Aradığımız hayalimiz olan dünya bu işte aslında her işimizi kolaylıkla hallettiğimiz her konu da fikir elde ettiğimiz Her şeyi ile mükemmel diyemeyiz tabi ki, suç bile işlediğimiz bir dünya…
Evet bu gezegene biraz daha yakın bakmak istiyorum. Adı İNTERNET. Bu gezegen kendi dünyamız üzerine kablolar ile kurulmuş bir gezegen; evimize, iş yerimize, okullarımıza, hastanelerimize, otobüs duraklarımıza kadar her yeri kaplayan bir gezegen. İçinde ne mi var HER ŞEY…

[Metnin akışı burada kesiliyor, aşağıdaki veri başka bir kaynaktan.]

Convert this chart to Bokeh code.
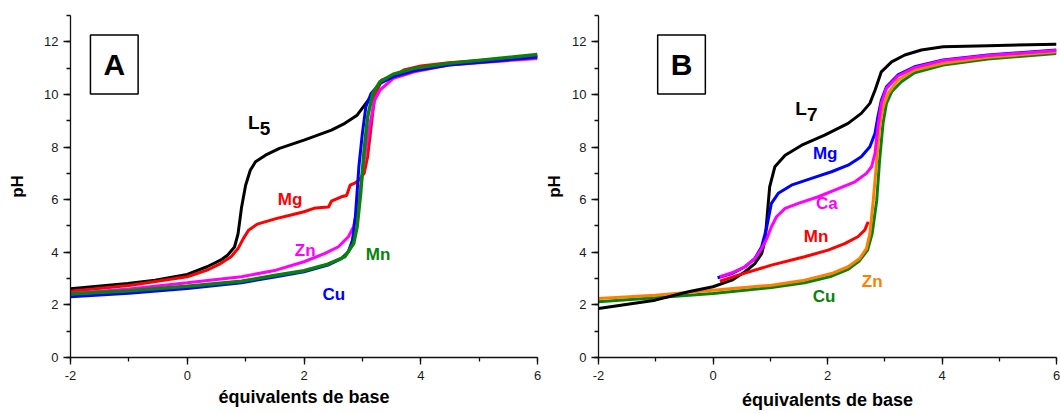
from bokeh.plotting import figure
from bokeh.layouts import row
from bokeh.models import Range1d, SingleIntervalTicker, Label, PrintfTickFormatter
from bokeh.embed import file_html
from bokeh.resources import INLINE

# ---------------- Panel A data (L5) ----------------
a_l5_x = [-2.0, -1.02, -0.55, 0.0, 0.34, 0.57, 0.69, 0.81, 0.87, 0.93, 1.0, 1.08, 1.17, 1.34, 1.58, 2.0, 2.47, 2.7, 2.91, 3.06, 3.19, 3.33, 3.53, 3.89, 4.48, 6.0]
a_l5_y = [2.61, 2.81, 2.94, 3.16, 3.45, 3.70, 3.89, 4.20, 4.70, 5.70, 6.55, 7.12, 7.44, 7.69, 7.95, 8.26, 8.64, 8.90, 9.21, 9.66, 10.04, 10.52, 10.72, 10.95, 11.18, 11.46]

a_mg_x = [-2.0, -1.0, 0.0, 0.34, 0.57, 0.75, 0.87, 0.96, 1.05, 1.2, 1.52, 1.76, 2.0, 2.17, 2.3, 2.42, 2.47, 2.64, 2.73, 2.79, 2.88, 2.94, 3.03, 3.09, 3.15, 3.21, 3.33, 3.45, 3.53, 3.62, 3.71, 4.0, 4.48, 6.0]
a_mg_y = [2.52, 2.74, 3.07, 3.32, 3.57, 3.83, 4.14, 4.52, 4.84, 5.07, 5.28, 5.41, 5.54, 5.67, 5.70, 5.72, 5.94, 6.11, 6.16, 6.55, 6.64, 6.74, 7.00, 7.63, 8.77, 9.91, 10.55, 10.62, 10.74, 10.80, 10.93, 11.08, 11.20, 11.46]

a_zn_x = [-2.0, -1.0, 0.0, 0.93, 1.52, 2.0, 2.35, 2.59, 2.76, 2.85, 2.94, 3.03, 3.12, 3.21, 3.3, 3.53, 3.89, 4.48, 6.0]
a_zn_y = [2.43, 2.60, 2.84, 3.07, 3.32, 3.64, 3.95, 4.21, 4.59, 4.97, 5.98, 7.50, 8.77, 9.78, 10.16, 10.61, 10.86, 11.12, 11.37]

a_cu_x = [-2.0, -1.0, 0.0, 0.93, 1.52, 2.0, 2.41, 2.64, 2.76, 2.83, 2.88, 2.94, 3.0, 3.06, 3.15, 3.3, 3.53, 3.89, 4.48, 6.0]
a_cu_y = [2.31, 2.44, 2.62, 2.84, 3.07, 3.26, 3.51, 3.76, 4.02, 4.46, 5.35, 7.25, 8.52, 9.53, 10.04, 10.42, 10.67, 10.90, 11.12, 11.41]

a_mn_x = [-2.0, -1.0, 0.0, 0.93, 1.52, 2.0, 2.41, 2.7, 2.85, 2.91, 2.97, 3.03, 3.09, 3.18, 3.3, 3.53, 3.89, 4.48, 6.0]
a_mn_y = [2.41, 2.54, 2.71, 2.90, 3.13, 3.30, 3.55, 3.83, 4.33, 4.97, 6.24, 7.88, 9.15, 10.04, 10.48, 10.77, 10.99, 11.18, 11.52]

# ---------------- Panel B data (L7) ----------------
b_l7_x = [-2.0, -1.01, -0.43, 0.0, 0.33, 0.56, 0.73, 0.85, 0.91, 0.95, 0.99, 1.08, 1.26, 1.55, 1.95, 2.36, 2.59, 2.74, 2.83, 2.94, 3.12, 3.35, 3.64, 4.02, 4.8, 6.0]
b_l7_y = [1.86, 2.18, 2.50, 2.69, 2.94, 3.26, 3.57, 3.95, 4.46, 5.48, 6.49, 7.25, 7.69, 8.07, 8.45, 8.90, 9.28, 9.66, 10.16, 10.86, 11.24, 11.50, 11.69, 11.81, 11.85, 11.91]

b_mg_x = [0.08, 0.33, 0.56, 0.73, 0.85, 0.94, 1.02, 1.14, 1.37, 1.72, 2.07, 2.36, 2.59, 2.74, 2.83, 2.88, 2.94, 3.03, 3.23, 3.52, 4.02, 4.8, 6.0]
b_mg_y = [3.03, 3.19, 3.45, 3.76, 4.21, 4.97, 5.86, 6.24, 6.55, 6.81, 7.06, 7.31, 7.63, 8.01, 8.52, 9.15, 9.78, 10.29, 10.74, 11.05, 11.31, 11.50, 11.69]

b_ca_x = [0.12, 0.33, 0.56, 0.73, 0.85, 0.94, 1.02, 1.11, 1.26, 1.49, 1.84, 2.19, 2.48, 2.68, 2.77, 2.83, 2.88, 2.94, 3.03, 3.23, 3.52, 4.02, 4.8, 6.0]
b_ca_y = [3.07, 3.22, 3.45, 3.76, 4.14, 4.52, 4.97, 5.35, 5.67, 5.86, 6.11, 6.42, 6.68, 7.00, 7.25, 7.76, 8.77, 9.66, 10.23, 10.70, 11.02, 11.29, 11.48, 11.67]

b_mn_x = [0.12, 0.44, 1.02, 1.6, 2.01, 2.3, 2.53, 2.65, 2.71]
b_mn_y = [2.90, 3.13, 3.51, 3.83, 4.08, 4.33, 4.59, 4.84, 5.16]

b_cu_x = [-2.0, -1.01, 0.0, 1.02, 1.6, 2.07, 2.36, 2.56, 2.7, 2.78, 2.86, 2.91, 2.97, 3.03, 3.12, 3.29, 3.52, 4.02, 4.8, 6.0]
b_cu_y = [2.12, 2.27, 2.43, 2.66, 2.84, 3.09, 3.35, 3.68, 4.08, 4.71, 5.98, 7.50, 8.90, 9.66, 10.10, 10.48, 10.82, 11.12, 11.35, 11.56]

b_zn_x = [-2.0, -1.01, 0.0, 1.02, 1.6, 2.07, 2.36, 2.56, 2.68, 2.74, 2.8, 2.86, 2.91, 2.97, 3.06, 3.23, 3.52, 4.02, 4.8, 6.0]
b_zn_y = [2.24, 2.37, 2.56, 2.75, 2.94, 3.19, 3.45, 3.76, 4.14, 4.71, 5.98, 7.50, 8.77, 9.53, 10.04, 10.54, 10.93, 11.18, 11.41, 11.62]

x_label = "équivalents de base"
y_label = "pH"

FONT = "Liberation Sans"
BLACK = "#000000"
RED = "#ff0000"
MAGENTA = "#ff00ff"
BLUE = "#0000ff"
GREEN = "#0a820a"
ORANGE = "#ff8000"


def make_fig(width, left, right, xlabel_standoff, ylabel_standoff):
    p = figure(width=width, height=414, output_backend="svg", toolbar_location=None,
               x_range=Range1d(-2, 6), y_range=Range1d(0, 13),
               min_border_left=left, min_border_right=right, min_border_top=15, min_border_bottom=57)
    p.outline_line_color = None
    p.xgrid.visible = False
    p.ygrid.visible = False
    p.background_fill_color = "white"
    p.border_fill_color = "white"
    p.xaxis.ticker = SingleIntervalTicker(interval=2, num_minor_ticks=2)
    p.yaxis.ticker = SingleIntervalTicker(interval=2, num_minor_ticks=2)
    for ax in (p.xaxis[0], p.yaxis[0]):
        ax.formatter = PrintfTickFormatter(format="%d")
        ax.axis_line_color = "#111111"
        ax.axis_line_width = 1.3
        ax.major_tick_line_color = "#111111"
        ax.minor_tick_line_color = "#111111"
        ax.major_tick_line_width = 1.3
        ax.minor_tick_line_width = 1.3
        ax.major_tick_out = 7
        ax.major_tick_in = 0
        ax.minor_tick_out = 4
        ax.minor_tick_in = 0
        ax.major_label_text_font = FONT
        ax.major_label_text_font_size = "13px"
        ax.major_label_text_color = "#1a1a1a"
        ax.axis_label_text_font = FONT
        ax.axis_label_text_font_style = "bold"
        ax.axis_label_text_color = "#000000"
    p.xaxis.major_label_standoff = 6
    p.yaxis.major_label_standoff = 5
    p.xaxis.axis_label = x_label
    p.xaxis.axis_label_text_font_size = "18px"
    p.xaxis.axis_label_standoff = xlabel_standoff
    p.yaxis.axis_label = y_label
    p.yaxis.axis_label_text_font_size = "17px"
    p.yaxis.axis_label_standoff = ylabel_standoff
    return p


def add_label(p, x, y, text, color, size="17px"):
    p.add_layout(Label(x=x, y=y, text=text, text_color=color, text_font=FONT,
                       text_font_style="bold", text_font_size=size,
                       text_align="center", text_baseline="middle"))


def add_panel_box(p, x, y, text):
    p.add_layout(Label(x=x, y=y, text=text, text_color="black", text_font=FONT,
                       text_font_style="bold", text_font_size="30px",
                       text_align="center", text_baseline="middle",
                       border_line_color="black", border_line_width=1.5,
                       background_fill_color="white", padding=13))


def add_sub_label(p, x, y, main, sub):
    p.add_layout(Label(x=x, y=y, text=main, text_color="black", text_font=FONT,
                       text_font_style="bold", text_font_size="19px",
                       text_align="right", text_baseline="middle"))
    p.add_layout(Label(x=x, y=y, text=sub, text_color="black", text_font=FONT,
                       text_font_style="bold", text_font_size="19px",
                       text_align="left", text_baseline="middle",
                       x_offset=0, y_offset=-6))


# ---------------- Panel A ----------------
pa = make_fig(542, 70, 5, 4, 14)
pa.line(a_l5_x, a_l5_y, color=BLACK, line_width=3)
pa.line(a_mg_x, a_mg_y, color=RED, line_width=3)
pa.line(a_zn_x, a_zn_y, color=MAGENTA, line_width=3)
pa.line(a_cu_x, a_cu_y, color=BLUE, line_width=3)
pa.line(a_mn_x, a_mn_y, color=GREEN, line_width=3.5)

add_panel_box(pa, -1.25, 11.14, "A")
add_sub_label(pa, 1.24, 8.95, "L", "5")
add_label(pa, 1.76, 6.0, "Mg", RED)
add_label(pa, 2.02, 4.05, "Zn", MAGENTA)
add_label(pa, 3.27, 3.9, "Mn", GREEN)
add_label(pa, 2.51, 2.4, "Cu", BLUE)

# ---------------- Panel B ----------------
pb = make_fig(518, 49, 4, 7, 5)
pb.line(b_cu_x, b_cu_y, color=GREEN, line_width=3)
pb.line(b_zn_x, b_zn_y, color=ORANGE, line_width=3)
pb.line(b_l7_x, b_l7_y, color=BLACK, line_width=3)
pb.line(b_mn_x, b_mn_y, color=RED, line_width=3)
pb.line(b_mg_x, b_mg_y, color=BLUE, line_width=3)
pb.line(b_ca_x, b_ca_y, color=MAGENTA, line_width=3)

add_panel_box(pb, -0.55, 11.14, "B")
add_sub_label(pb, 1.64, 9.45, "L", "7")
add_label(pb, 1.96, 7.76, "Mg", BLUE)
add_label(pb, 1.99, 5.86, "Ca", MAGENTA)
add_label(pb, 1.8, 4.6, "Mn", RED)
add_label(pb, 2.78, 2.88, "Zn", ORANGE)
add_label(pb, 1.94, 2.32, "Cu", GREEN)

layout = row(pa, pb)
open("out.html", "w").write(file_html(layout, INLINE))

Gazetemiz, yemek tarifimiz, mutfak ihtiyaçlarımız, kişisel bakım ürünlerimiz, elektronik ürünlerimiz, hediyelerimiz, çocuğumuza alacağımız oyuncak dahi orada ama en önemlisi içinde sanal bir hayat kurduk ve ondan kopamıyoruz. O hayatta oyun oynuyoruz, alışveriş yapıyoruz, arkadaş ediniyoruz, kendi şehrimizi kuruyoruz bir internet sitesi açarak. Ama unutulmaması gereken bir şey var aynı gerçek hayatta olduğu gibi bu sanal hayatta bile insanlık vasfımız olan suç işlemeyi unutmuyoruz. İnsanları dolandırıyoruz, sevdiklerimizin arkasından işler çeviriyoruz yani kısacası biz bu yeni dünya da bile yapacağımızı yapıp ne umutlarla kurduğumuz dünyayı yine kendimiz kirletiyoruz. Halbuki çok işimize yarayabilir bu dünya. Nasıl mı? Şöyle ki; bizim dünyamız gibi çok büyük olmasına rağmen bir o kadar da küçük. Önceden yurt dışından bir kamera getirmek, saat getirmek çok zor ve kıymetliydi ama şimdi her şey önümüzde istediğimiz şeyi birkaç kelime ile bulup alabiliyoruz. Eğitim bile bu dünyadan öğreniliyor artık. Önceden İngilizce öğrenmek için koca koca sözlükler kullanırdık ama şimdi cümleler bir “tık” ile istediğimiz dile dönüşüyor. Bu kadar küçük işte yeni dünyamız ama bir o kadar da büyük içinde kayboluyoruz. Kaptırıyoruz kendimizi bu dünyaya o dünyanın içinde dolaşmaktan çok kuklası oluyoruz. Saatlerimiz günlerimiz geçiyor ailemizi unutuyoruz bu ne ki yemek yemeyi unutuyoruz biz bu dünyada…
Peki ya ne olacak? İşte bu sorunun cevabını kimse bilmiyor. Ya bu dünyayı kurduğumuz gibi yıkıp eski dünyamıza döneceğiz ki bu bence artık imkansız. Yada bu dünya ya daha çok bağlanacağız. Hayatlarımızı bu dünya üzerinde kuracağız.